# [What you are asked to do]
Below are the records; locate each line with the word "code" and copy it.

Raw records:
----------

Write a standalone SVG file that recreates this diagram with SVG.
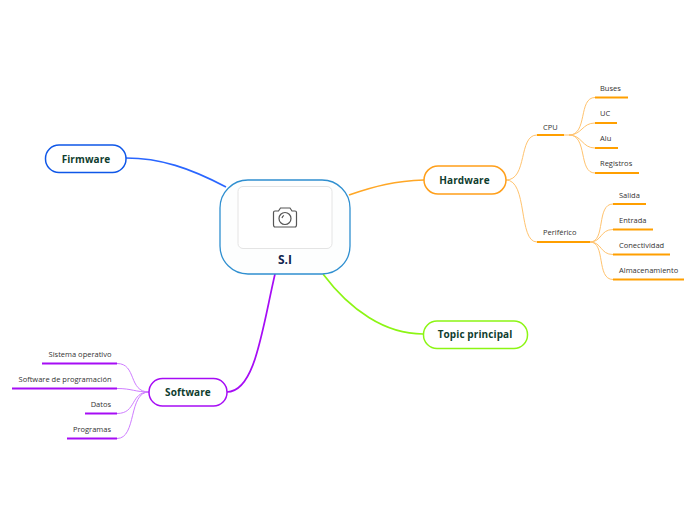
<svg xmlns="http://www.w3.org/2000/svg" width="696" height="520" viewBox="0 0 696 520">
<style>
text{font-family:"Open Sans","Noto Sans",sans-serif;fill:#333}
.t{font-size:7.500px;text-anchor:start}
.e{font-size:7.500px;text-anchor:end}
.m{font-size:10px;font-weight:700;fill:#0f3d2e;text-anchor:middle;letter-spacing:.1px}
.n{fill:#fff;stroke-width:1.5}
.c{fill:none}
.ol{stroke:#ffc36e}.ou{stroke:#ff9f00}
.p{stroke:#a60cf5}.pl{stroke:#cf7dff}
.u{stroke-width:2;fill:none}
.thin{stroke-width:1;fill:none}
</style>
<g id="connectors">
<path class="c" d="M126 158C160 158 190 168 226 187" stroke="#2a66ff" stroke-width="1.700"/>
<path class="c" d="M349 195C375 186 395 181 424 180" stroke="#ffa726" stroke-width="1.700"/>
<path class="c" d="M323 274C350 310 385 334 423 334" stroke="#8cf514" stroke-width="1.700"/>
<path class="c" d="M275 274C262 330 255 392 227 392" stroke="#a60cf5" stroke-width="1.700"/>
<g class="thin ol">
<path d="M506 180C528 180 518 135 537 135"/>
<path d="M506 180C528 180 518 242 537 242"/>
<path d="M564 135H569C588 135 578 97.500 595 97.500"/>
<path d="M569 135C582 135 582 123 595 123"/>
<path d="M569 135C582 135 582 148 595 148"/>
<path d="M569 135C588 135 578 173 595 173"/>
<path d="M590 242C606 242 596 204 613 204"/>
<path d="M590 242C602 242 600 229.500 613 229.500"/>
<path d="M590 242C602 242 600 254.500 613 254.500"/>
<path d="M590 242C606 242 596 279.500 613 279.500"/>
</g>
<g class="thin pl">
<path d="M149 392C128 392 137 363.500 117 363.500"/>
<path d="M149 392C135 392 132 388.500 117 388.500"/>
<path d="M149 392C130 392 137 413.500 117 413.500"/>
<path d="M149 392C128 392 137 438.500 117 438.500"/>
</g>
<g class="u ou">
<path d="M537 135H564"/>
<path d="M595 97.500H628"/>
<path d="M595 123H617"/>
<path d="M595 148H618"/>
<path d="M595 173H639"/>
<path d="M537 242H590"/>
<path d="M613 204H646"/>
<path d="M613 229.500H653"/>
<path d="M613 254.500H670"/>
<path d="M613 279.500H684"/>
</g>
<g class="u p">
<path d="M42 363.500H117"/>
<path d="M12 388.500H117"/>
<path d="M85 413.500H117"/>
<path d="M67 438.500H117"/>
</g>
</g>
<g id="center">
<rect x="220" y="180" width="130" height="94" rx="28" fill="#fdfefe" stroke="#2f8fd0" stroke-width="1.300"/>
<rect x="238" y="186.500" width="94" height="62" rx="5" fill="#fff" stroke="#e4e4e4"/>
<g fill="none" stroke="#555" stroke-width="1.200">
<path d="M273.500 224.500V212.500Q273.500 211 275 211H278.500L280.500 208H290L292 211H295Q296.500 211 296.500 212.500V224.500Q296.500 227 295 227H275Q273.500 227 273.500 224.500Z"/>
<circle cx="285" cy="218.500" r="6"/>
<path d="M282 218Q282.500 216 284 215.500"/>
</g>
<text x="285" y="264" style="font-size:12px;font-weight:700;fill:#10254f;text-anchor:middle">S.I</text>
</g>
<g id="firmware"><rect class="n" x="45.500" y="145" width="80.500" height="27.500" rx="13.500" stroke="#0f57e8"/><text class="m" x="86" y="162.500">Firmware</text></g>
<g id="hardware"><rect class="n" x="424" y="166" width="82" height="28" rx="14" stroke="#ff9f1a"/><text class="m" x="464.500" y="184">Hardware</text></g>
<g id="software"><rect class="n" x="149" y="378.500" width="78" height="27.500" rx="13.500" stroke="#a60cf5"/><text class="m" x="188" y="396">Software</text></g>
<g id="topic"><rect class="n" x="423.500" y="321" width="104" height="27.500" rx="13.500" stroke="#8cf514"/><text class="m" x="475" y="338">Topic principal</text></g>
<g id="cpu"><text class="t" x="543" y="129.500">CPU</text></g>
<g id="buses"><text class="t" x="600" y="91">Buses</text></g>
<g id="uc"><text class="t" x="600" y="116">UC</text></g>
<g id="alu"><text class="t" x="600" y="141">Alu</text></g>
<g id="registros"><text class="t" x="600" y="166">Registros</text></g>
<g id="periferico"><text class="t" x="543" y="235">Periférico</text></g>
<g id="salida"><text class="t" x="619" y="198">Salida</text></g>
<g id="entrada"><text class="t" x="619" y="223">Entrada</text></g>
<g id="conectividad"><text class="t" x="619" y="248">Conectividad</text></g>
<g id="almacenamiento"><text class="t" x="619" y="273">Almacenamiento</text></g>
<g id="sistema"><text class="e" x="111.500" y="357">Sistema operativo</text></g>
<g id="programacion"><text class="e" x="111.500" y="382">Software de programación</text></g>
<g id="datos"><text class="e" x="111" y="407">Datos</text></g>
<g id="programas"><text class="e" x="111" y="432">Programas</text></g>
</svg>
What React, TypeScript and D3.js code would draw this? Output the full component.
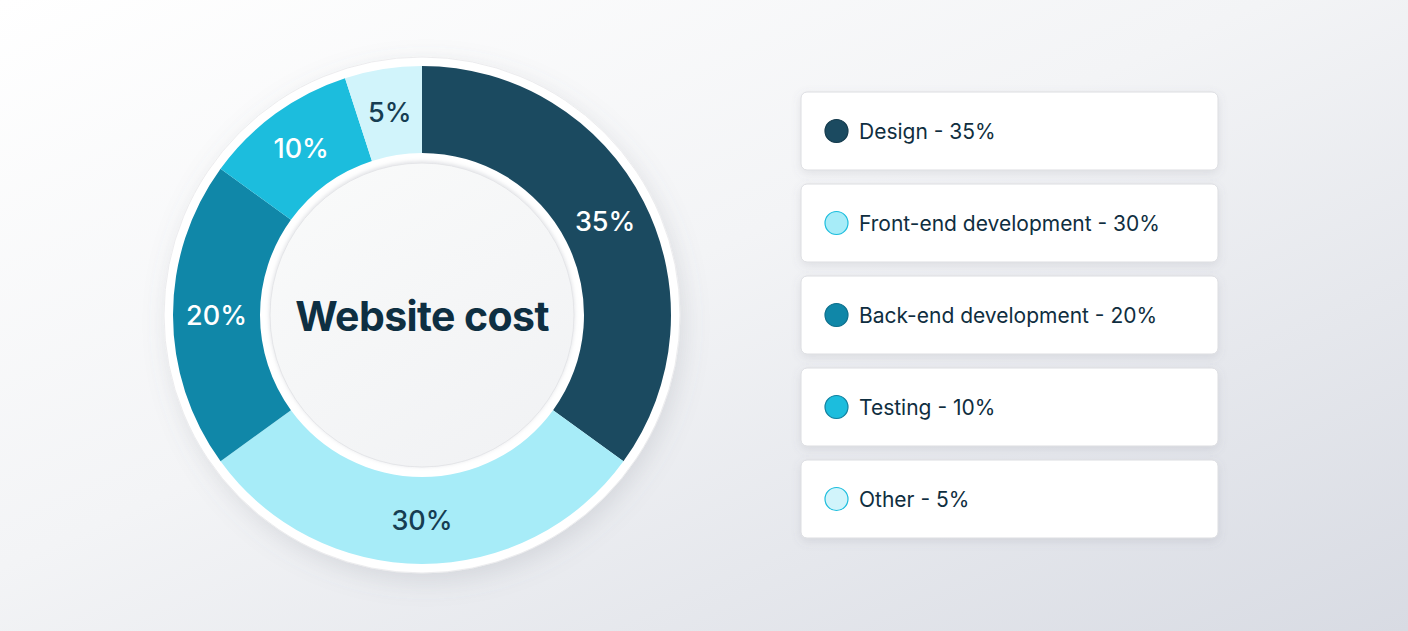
import React from "react";
import * as d3 from "d3";

const categories = ["Design", "Front-end development", "Back-end development", "Testing", "Other"];
const shares = [35, 30, 20, 10, 5];
const sliceColors = ["#1b4a60", "#a7ecf8", "#1087a8", "#1cbddd", "#d1f4fb"];
const dotStrokes = ["#143a4c", "#1cbddd", "#0d6f8c", "#11809f", "#1cbddd"];
const labelColors = ["#ffffff", "#163d52", "#ffffff", "#ffffff", "#163d52"];

const W = 1408;
const H = 631;
const FONT = "Inter, 'Noto Sans', sans-serif";
const TEXT = "#0f2e40";

interface Slice {
  name: string;
  value: number;
}

const data: Slice[] = categories.map((name, i) => ({ name, value: shares[i] }));

const App: React.FC = () => {
  const cx = 422;
  const cy = 315;
  const outer = 249;
  const inner = 162;

  const pie = d3.pie<Slice>().value((d) => d.value).sort(null);
  const arcs = pie(data);
  const arc = d3.arc<d3.PieArcDatum<Slice>>().innerRadius(inner).outerRadius(outer);
  const color = d3.scaleOrdinal<string, string>().domain(categories).range(sliceColors);

  // legend rows: 78px cards, 92px apart
  const rowY = d3.scaleBand<string>().domain(categories).range([92, 538]).paddingInner(14 / 92);

  return (
    <div style={{ position: "fixed", left: 0, top: 0, width: W, height: H }}>
      <svg width={W} height={H} style={{ display: "block" }}>
        <defs>
          <linearGradient id="bg" x1="0" y1="0" x2="1" y2="1">
            <stop offset="0%" stopColor="#ffffff" />
            <stop offset="45%" stopColor="#f3f4f6" />
            <stop offset="100%" stopColor="#d8dbe3" />
          </linearGradient>
          <linearGradient id="hole" x1="0.2" y1="0" x2="0.8" y2="1">
            <stop offset="0%" stopColor="#f9fafa" />
            <stop offset="100%" stopColor="#f1f2f4" />
          </linearGradient>
          <filter id="ringShadow" x="-20%" y="-20%" width="140%" height="140%">
            <feDropShadow dx="4" dy="8" stdDeviation="12" floodColor="#6b7280" floodOpacity="0.18" />
          </filter>
          <filter id="cardShadow" x="-10%" y="-30%" width="120%" height="160%">
            <feDropShadow dx="0" dy="3" stdDeviation="5" floodColor="#6b7280" floodOpacity="0.15" />
          </filter>
          <filter id="holeShadow" x="-10%" y="-10%" width="120%" height="120%">
            <feDropShadow dx="0" dy="-1" stdDeviation="2" floodColor="#9ca3af" floodOpacity="0.35" />
          </filter>
        </defs>
        <rect width={W} height={H} fill="url(#bg)" />

        <g transform={`translate(${cx},${cy})`}>
          <circle r={258} fill="#ffffff" stroke="#ececee" strokeWidth={1} filter="url(#ringShadow)" />
          {arcs.map((a) => (
            <path key={a.data.name} d={arc(a) || ""} fill={color(a.data.name)} />
          ))}
          <circle r={152} fill="url(#hole)" stroke="#e4e5e8" strokeWidth={1} filter="url(#holeShadow)" />
          {arcs.map((a, i) => {
            const [x, y] = arc.centroid(a);
            return (
              <text
                key={a.data.name + "-l"}
                x={x}
                y={y}
                dy="0.36em"
                textAnchor="middle"
                fontFamily={FONT}
                fontSize={27}
                fontWeight={500}
                fill={labelColors[i]}
              >
                {`${a.data.value}%`}
              </text>
            );
          })}
          <text
            y={16}
            textAnchor="middle"
            fontFamily={FONT}
            fontSize={41}
            fontWeight={700}
            letterSpacing={-0.6}
            fill="#0e2f42"
          >
            Website cost
          </text>
        </g>

        {data.map((d, i) => {
          const y0 = rowY(d.name) || 0;
          const h = rowY.bandwidth();
          return (
            <g key={d.name + "-card"}>
              <rect
                x={801}
                y={y0}
                width={417}
                height={h}
                rx={6}
                fill="#ffffff"
                stroke="#dcdde1"
                strokeWidth={1}
                filter="url(#cardShadow)"
              />
              <circle cx={836.5} cy={y0 + h / 2} r={11.5} fill={sliceColors[i]} stroke={dotStrokes[i]} strokeWidth={1.2} />
              <text x={859} y={y0 + h / 2 + 8} fontFamily={FONT} fontSize={21} fill={TEXT}>
                {`${d.name} - ${d.value}%`}
              </text>
            </g>
          );
        })}
      </svg>
    </div>
  );
};

export default App;
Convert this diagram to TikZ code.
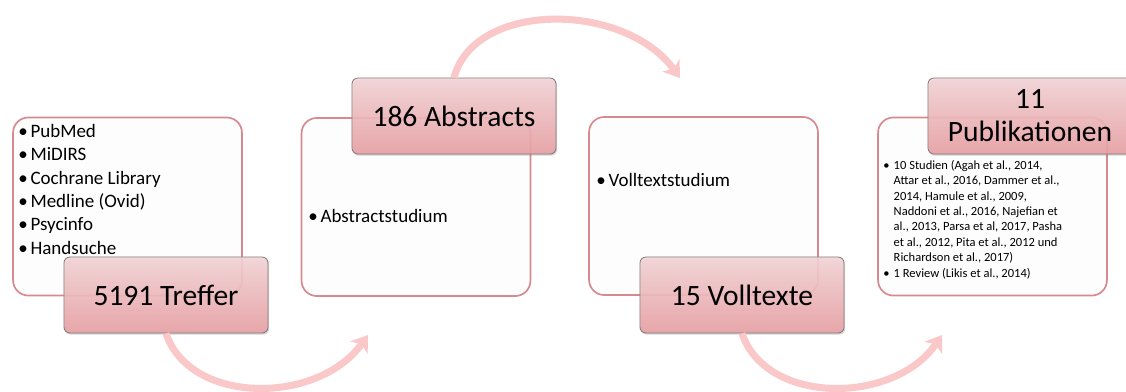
\documentclass[tikz,border=0pt]{standalone}
\usepackage{fontspec}
\setmainfont{Carlito}
\usetikzlibrary{arrows.meta,shadows}
\definecolor{boxline}{RGB}{214,138,142}
\definecolor{boxfill}{RGB}{253,253,253}
\definecolor{tagtop}{RGB}{246,214,216}
\definecolor{tagbottom}{RGB}{235,160,164}
\definecolor{tagline}{RGB}{130,125,125}
\definecolor{arcpink}{RGB}{250,200,200}
\newcommand{\itm}{\textbullet\kern2pt}

\begin{document}
\begin{tikzpicture}[x=0.025cm, y=-0.025cm,
    stagebox/.style={rectangle, rounded corners=0.38cm, draw=boxline, line width=1.2pt, fill=boxfill, minimum width=5.72cm, minimum height=4.45cm, inner sep=0pt},
    tagbox/.style={rectangle, rounded corners=0.15cm, draw=tagline, line width=0.6pt, top color=tagtop, bottom color=tagbottom, fill opacity=0.88, text opacity=1, minimum width=5.1cm, minimum height=1.9cm, font=\fontsize{21}{23.5}\selectfont, align=center, drop shadow={opacity=0.35, shadow xshift=0.8pt, shadow yshift=-1.2pt}},
    listtext/.style={inner sep=0pt, anchor=north west, align=left, font=\fontsize{13.5}{16.6}\selectfont},
    itemtext/.style={inner sep=0pt, anchor=west, font=\fontsize{13.5}{16.6}\selectfont},
    smalltext/.style={inner sep=0pt, anchor=north west, font=\fontsize{8.9}{11}\selectfont},
    flowarc/.style={draw=arcpink, line width=5pt, -{Stealth[length=11pt, width=15pt, inset=3pt]}}]
    \useasboundingbox (0,0) rectangle (1126,391);
    % Place nodes
    \node [stagebox] (B1) at (127.5,206.5) {};
    \node [stagebox] (B2) at (416,207) {};
    \node [stagebox] (B3) at (703.5,206) {};
    \node [stagebox] (B4) at (992.5,206.5) {};
    \node [listtext] (L1) at (18,124) {\itm PubMed\\\itm MiDIRS\\\itm Cochrane Library\\\itm Medline (Ovid)\\\itm Psycinfo\\\itm Handsuche};
    \node [itemtext] (L2) at (308,216) {\itm Abstractstudium};
    \node [itemtext] (L3) at (596,180) {\itm Volltextstudium};
    \node [smalltext] (L4) at (883,158) {\begin{tabular}{@{}l@{\hspace{3pt}}l@{}}
        \textbullet & 10 Studien (Agah et al., 2014,\\
        & Attar et al., 2016, Dammer et al.,\\
        & 2014, Hamule et al., 2009,\\
        & Naddoni et al., 2016, Najefian et\\
        & al., 2013, Parsa et al, 2017, Pasha\\
        & et al., 2012, Pita et al., 2012 und\\
        & Richardson et al., 2017)\\
        \textbullet & 1 Review (Likis et al., 2014)
      \end{tabular}};
    \node [tagbox] (T1) at (166,295) {5191 Treffer};
    \node [tagbox] (T2) at (454,116) {186 Abstracts};
    \node [tagbox] (T3) at (742,295) {15 Volltexte};
    \node [tagbox] (T4) at (1030,116) {11\\Publikationen};
    \coordinate (E1) at (368,335);
    \coordinate (E2) at (680,78);
    \coordinate (E3) at (942,335);
    \path[flowarc] (T1.south) .. controls (190,405) and (318,405) .. (E1);
    \path[flowarc] (T2.north) .. controls (475,0) and (625,2) .. (E2);
    \path[flowarc] (T3.south) .. controls (766,405) and (894,405) .. (E3);
\end{tikzpicture}
\end{document}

----------

# [Result of this task]
What React, TypeScript and D3.js code would draw this? Output the full component.
Convert this diagram to TikZ code.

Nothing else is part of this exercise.